As Jakarta opens the doors wider for foreign investment in mining, Canadian mining promoters are getting excited about the prospects for striking gold. At the centre of the action is the world's most notorious mining investor, Canada's Robert Friedland.
Robert Friedland's private Singapore-based company, Indochina Goldfields Ltd. has secured mining leases covering three million hectares in Indonesia, including a concession located about 40kms north of the promising Busang gold project, Kalimantan, which is held by another Canadian company, Bre-X Minerals Ltd.
Bre-X's share price has soared amid speculation that Busang is shaping up to become a so-called 'world-class' gold deposit with reserves that could reach 10 to 15 million ounces. As a result, Bre-X's success has served as a catalyst for dozens of exploration firms, including Friedland's company, which hope to achieve similar success.
Indochina Goldfields has raised about US $18 million to finance exploration on Kalimantan as well as on Java, where the company has many as 18 other projects.
Another Friedland company, privately-owned Ivanhoe Capital Corp, has made a deal with yet another Canadian company, Birch Mountain Resources Ltd. which will explore a concession in western Kalimantan. Indochina retains the right to earn interest on the property. Other Canadian companies involved in exploration in Indonesia include Pacific Amber Wildcat Resources Corp, Gothic Resources Inc, Condor International Resources Ltd and Brett Resources Ltd. Skyline Gold Corp, Goldstake Exploration Inc., amd Scorpion Minerals Inc.
"The brokerage industry smells a big financing wave coming for Indonesian plays," says John Kaiser, a US-based investment letter writer. "Right now there is a lot of manoeuvering going on to get hold of exploration projects in Indonesia..." (Globe and Mail (Toronto) 8/12/95)
What does this mean for the peoples and environment of Kalimantan? Indigenous lands and resources will have been parcelled out by the government in Jakarta, without their knowledge, let alone their consent. Where hopes for striking gold are high, neither the Jakarta-based officials, nor the incoming prospectors are likely to consider the consequences for the people on the ground, or the potential damage to the environment. Friedland's track record in the United States and Guyana, makes him bad news indeed for Indonesia (see box).
Changing the course of the Kelian
Where exploration has proceeded to mining, the story does not improve. The development of the Kelian gold mine in the East Kalimantan interior, for example, has been punctuated by conflict with local communities over issues such including rights, compensation and river pollution. (For more information on this see the DTE/PARTiZANS publication "We only eat dust" Eye witness in Kelian, September 1994)

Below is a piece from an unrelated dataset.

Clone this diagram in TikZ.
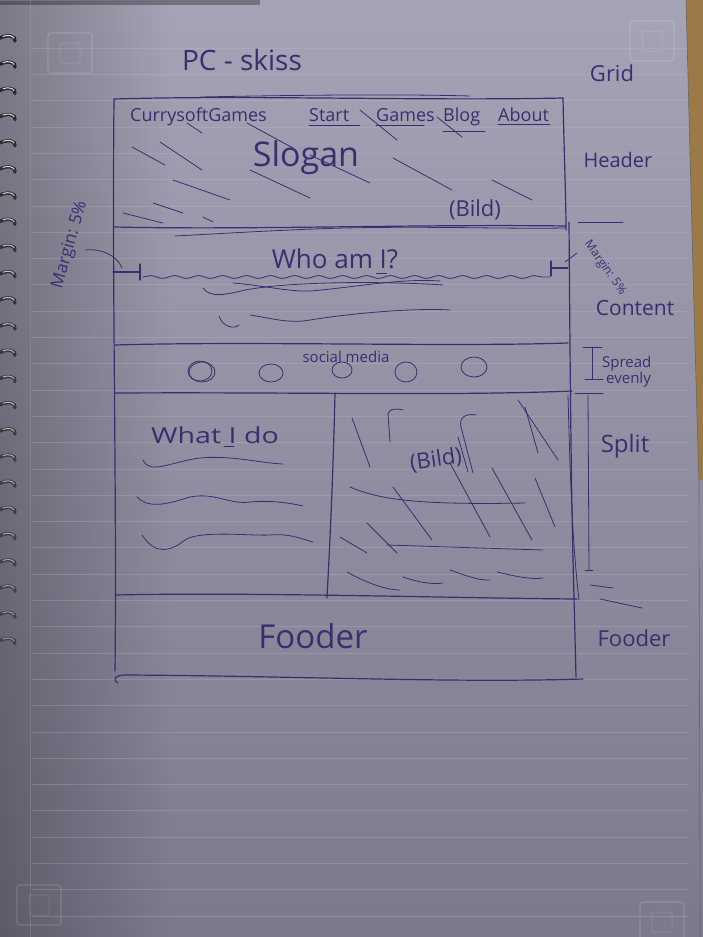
\documentclass[tikz,border=0pt]{standalone}
\usepackage{fontspec}
\setmainfont{Open Sans}
\usetikzlibrary{decorations.pathmorphing,fadings}
\definecolor{paperlight}{HTML}{A5A4B6}
\definecolor{paperdark}{HTML}{7A7A8C}
\definecolor{ink}{HTML}{3A2E70}
\definecolor{ruling}{HTML}{BDBDCB}
\definecolor{woodtone}{HTML}{9C7A47}
\definecolor{ringdark}{HTML}{26262C}
\begin{document}
\begin{tikzpicture}[x=1pt,y=-1pt,
  pen/.style={draw=ink, line width=1.2pt, line cap=round, line join=round},
  thinpen/.style={draw=ink, line width=0.8pt, line cap=round, line join=round},
  ripple/.style={thinpen, decorate, decoration={snake, amplitude=1.4pt, segment length=24pt}},
  hand/.style={text=ink, inner sep=0pt, font=\fontsize{#1}{#1}\selectfont},
  hand/.default=18pt]
\useasboundingbox (0,0) rectangle (703,937);

% --- notebook page -------------------------------------------------------
\shade[top color=paperlight, bottom color=paperdark] (0,0) rectangle (703,937);
\fill[black, opacity=0.25, path fading=east] (0,0) rectangle (170,937);
\fill[black, opacity=0.3] (0,0) rectangle (260,5);
% desk showing past the page edge
\fill[woodtone] (686,0) -- (703,0) -- (703,480) -- (699,480) .. controls (694,320) and (690,150) .. (686,0);
\draw[black!60, line width=0.6pt] (686,0) .. controls (690,150) and (694,320) .. (699,480) -- (700,937);
% ruled lines and margin line
\foreach \k in {0,...,33}{
  \pgfmathsetmacro\yy{48+26.3*\k}
  \draw[ruling, opacity=0.28, line width=0.6pt] (32,\yy) -- (688,\yy);
}
\draw[ruling, opacity=0.22, line width=0.6pt] (30,0) -- (30,937);
% printed corner marks
\foreach \cx/\cy in {48/33, 630/21, 640/902, 17/885}{
  \draw[white, opacity=0.15, line width=1.2pt, rounded corners=3pt] (\cx,\cy) rectangle ++(44,40);
  \draw[white, opacity=0.1, line width=1pt, rounded corners=2pt] (\cx+12,\cy+10) rectangle ++(20,20);
}
% spiral binding
\foreach \k in {0,...,23}{
  \pgfmathsetmacro\yy{38+26.2*\k}
  \pgfmathsetmacro\op{1-0.02*\k}
  \draw[ringdark, opacity=\op, line width=3.4pt, line cap=round]
    (0,\yy) .. controls (8,\yy-4) and (16,\yy-2) .. (15,\yy+3);
  \draw[white!80!gray, opacity=\op, line width=1pt, line cap=round]
    (3,\yy-1.6) .. controls (8,\yy-3.6) and (13,\yy-2.2) .. (14,\yy+0.2);
}

% --- title ---------------------------------------------------------------
\node[hand=28pt] (title) at (242,60) {PC - skiss};

% --- page frame and section lines ---------------------------------------
\coordinate (TL) at (114,99);
\coordinate (TR) at (563,98);
\coordinate (HL) at (114,227);
\coordinate (HR) at (566,226);
\draw[pen] (TL) .. controls (250,95) and (420,101) .. (TR);
\draw[thinpen] (200,97) .. controls (300,95) and (400,94) .. (470,96);
\draw[pen] (TL) .. controls (112,300) and (117,500) .. (115,671);
\draw[pen] (TR) .. controls (564,150) and (566,200) .. (566,230);
\draw[pen] (569,222) .. controls (570,350) and (571,500) .. (574,597) -- (576,677);
\draw[thinpen] (568,395) .. controls (570,470) and (572,540) .. (579,600);
\draw[pen] (HL) .. controls (250,230) and (420,224) .. (HR);
\draw[thinpen] (175,236) .. controls (230,233) and (300,229) .. (345,228) .. controls (430,226) and (500,229) .. (565,228);
\draw[pen] (115,345) .. controls (250,341) and (450,347) .. (568,343);
\draw[pen] (115,393) .. controls (300,392) and (450,396) .. (572,391);
\draw[pen] (335,393) .. controls (333,480) and (330,540) .. (327,598);
\draw[pen] (115,595) .. controls (250,592) and (450,598) .. (577,599);
\draw[pen] (118,683) .. controls (112,680) and (115,675) .. (125,675) .. controls (300,676) and (450,683) .. (583,679);

% --- header: navigation, slogan, image hatching --------------------------
\node[hand=18pt, anchor=base west] (brand) at (130,121) {CurrysoftGames};
\node[hand=18pt, anchor=base west] (start) at (309,121) {Start};
\node[hand=18pt, anchor=base west] (games) at (376,121) {Games};
\node[hand=18pt, anchor=base west] (blog) at (443,121) {Blog};
\node[hand=18pt, anchor=base west] (about) at (498,121) {About};
\draw[thinpen] (start.south west) ++(0,4) -- ++(51,0);
\draw[thinpen] (games.south west) ++(0,4) -- ++(48,0);
\draw[thinpen] (blog.south west) ++(0,6) -- ++(42,0);
\draw[thinpen] (about.south west) ++(0,3) -- ++(52,0);

\node[hand=34pt] (slogan) at (306,158) {Slogan};
\node[hand=22pt] (headerimg) at (475,210) {(Bild)};

\foreach \ax/\ay/\bx/\by in {
  132/147/165/165, 160/142/202/170, 173/180/230/200, 153/203/183/213,
  123/213/163/223, 187/123/202/133, 247/123/293/148, 250/170/310/198,
  310/155/370/183, 360/110/397/140, 437/117/462/137, 393/158/452/190,
  492/180/532/200, 203/217/213/222}{
  \draw[thinpen] (\ax,\ay) -- (\bx,\by);
}

% --- content: who am I ---------------------------------------------------
\node[hand=26pt] (who) at (335,259) {Who am I?};
\draw[thinpen] (who.south east) ++(-22,4) -- ++(10,0);
\coordinate (mL) at (113,272);
\coordinate (mLt) at (140,272);
\draw[pen] (mL) -- (mLt);
\draw[pen] (140,264) -- (140,280);
\coordinate (mR) at (568,268);
\coordinate (mRt) at (551,268);
\draw[pen] (mR) -- (mRt);
\draw[pen] (551,261) -- (551,276);
\draw[ripple] (143,277) -- (550,277);
\draw[thinpen] (203,288) .. controls (210,298) and (225,295) .. (245,290) .. controls (300,280) and (400,282) .. (443,285);
\draw[thinpen] (233,283) .. controls (260,285) and (290,292) .. (310,291) .. controls (350,288) and (400,278) .. (440,281);
\draw[thinpen] (219,316) .. controls (223,328) and (235,329) .. (239,325);
\draw[thinpen] (250,315) .. controls (270,318) and (290,324) .. (310,320) .. controls (360,312) and (420,308) .. (450,310);

% --- content: social media ------------------------------------------------
\node[hand=15pt] (social) at (346,357) {social media};
\draw[thinpen] (202,372) ellipse [x radius=13pt, y radius=10pt];
\draw[thinpen] (200,371) ellipse [x radius=12pt, y radius=10pt];
\draw[thinpen] (271,373) ellipse [x radius=12pt, y radius=9pt];
\draw[thinpen] (342,370) ellipse [x radius=10pt, y radius=8pt];
\draw[thinpen] (406,372) ellipse [x radius=11pt, y radius=10pt];
\draw[thinpen] (474,367) ellipse [x radius=13pt, y radius=10pt];

% --- split: text column ----------------------------------------------------
\node[hand=22pt, xscale=1.3] (whatido) at (215,435) {What I do};
\draw[thinpen] (224,446) -- (234,446);
\draw[thinpen] (143,460) .. controls (150,475) and (170,462) .. (200,458) .. controls (230,455) and (260,463) .. (283,464);
\draw[thinpen] (137,497) .. controls (150,510) and (170,503) .. (190,497) .. controls (215,492) and (230,505) .. (250,502) .. controls (270,500) and (290,503) .. (303,506);
\draw[thinpen] (142,535) .. controls (155,555) and (170,552) .. (185,540) .. controls (200,530) and (250,536) .. (270,535) .. controls (290,533) and (305,540) .. (313,542);

% --- split: image column ---------------------------------------------------
\node[hand=22pt, rotate=8] (splitimg) at (436,460) {(Bild)};
\foreach \ax/\ay/\bx/\by in {
  352/418/370/467, 518/400/558/460, 525/407/538/453, 393/487/432/540,
  450/463/490/537, 492/468/532/540, 535/478/555/527, 367/523/397/553,
  340/537/367/553, 458/437/468/472}{
  \draw[thinpen] (\ax,\ay) -- (\bx,\by);
}
\draw[thinpen] (390,442) -- (388,414) .. controls (389,409) and (395,408) .. (403,410);
\draw[thinpen] (473,473) -- (461,427) .. controls (459,418) and (465,413) .. (476,415);
\draw[thinpen] (350,487) .. controls (380,500) and (420,505) .. (525,503);
\draw[thinpen] (387,545) -- (543,550);
\draw[thinpen] (347,572) .. controls (365,582) and (385,590) .. (400,590);
\draw[thinpen] (403,577) .. controls (415,581) and (430,585) .. (443,583);
\draw[thinpen] (450,570) .. controls (462,574) and (478,581) .. (490,580);
\draw[thinpen] (497,572) .. controls (510,575) and (530,580) .. (543,578);

% --- footer ----------------------------------------------------------------
\node[hand=33pt] (footer) at (313,636) {Fooder};

% --- notes beside the grid -------------------------------------------------
\node[hand=22pt] (gridnote) at (612,73) {Grid};
\node[hand=20pt] (headernote) at (618,160) {Header};
\draw[thinpen] (578,222) -- (623,222);
\node[hand=12pt, rotate=-55] (marginR) at (605,268) {Margin: 5\%};
\draw[thinpen] (565,262) -- (577,253);
\node[hand=21pt] (contentnote) at (635,308) {Content};
\draw[thinpen] (583,347) -- (602,347);
\draw[thinpen] (592,347) -- (592,379);
\draw[thinpen] (585,379) -- (603,379);
\node[hand=15pt, anchor=west] (spread) at (602,364) {Spread};
\node[hand=15pt, anchor=west] (evenly) at (606,380) {evenly};
\draw[thinpen] (575,393) -- (603,393);
\draw[thinpen] (588,395) -- (589,570);
\draw[thinpen] (585,570) -- (593,570);
\node[hand=24pt] (splitnote) at (625,446) {Split};
\draw[thinpen] (590,585) -- (613,588);
\draw[thinpen] (600,599) -- (642,608);
\node[hand=22pt] (footernote) at (634,638) {Fooder};

% left margin note with its pointer
\node[hand=17pt, rotate=74] (marginL) at (70,245) {Margin: 5\%};
\draw[thinpen] (85,250) .. controls (100,248) and (117,255) .. (122,268);
\end{tikzpicture}
\end{document}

Last year, RTZ/CRA, who operate the mine, was given the go-ahead to switch the course of the Kelian River in order to exploit new gold deposits. Environment Minister Sarwono said he approved the switch of 1.2 kilometres provided it did not adversely affect the environment. The measure will allow PT Kelian Equatorial Mining (PT KEM) to gain access to gold deposits estimated at 34.5 tons under the river bed. Environmental organisation WALHI has urged the government to make a "serious study of the environmental impact of the project." WALHI said the company had not made its environmental impact statement transparent to the local community and accused the company of reneging on a promise it made in 1990 to allocate management of the Kelian River to the local community.
According to the company, the project will extend the life of the mine by two years and will earn Indonesia US $72 million. (Indonesian Observer 24/7/95)
PT KEM, which started commercial production in 1992, is majority owned by Australian-based CRA which is in turn controlled by British mining giant RTZ. RTZ, which also works with Robert Friedland, is Freeport's new partner in its massive West Papua copper/gold/silver mining operation.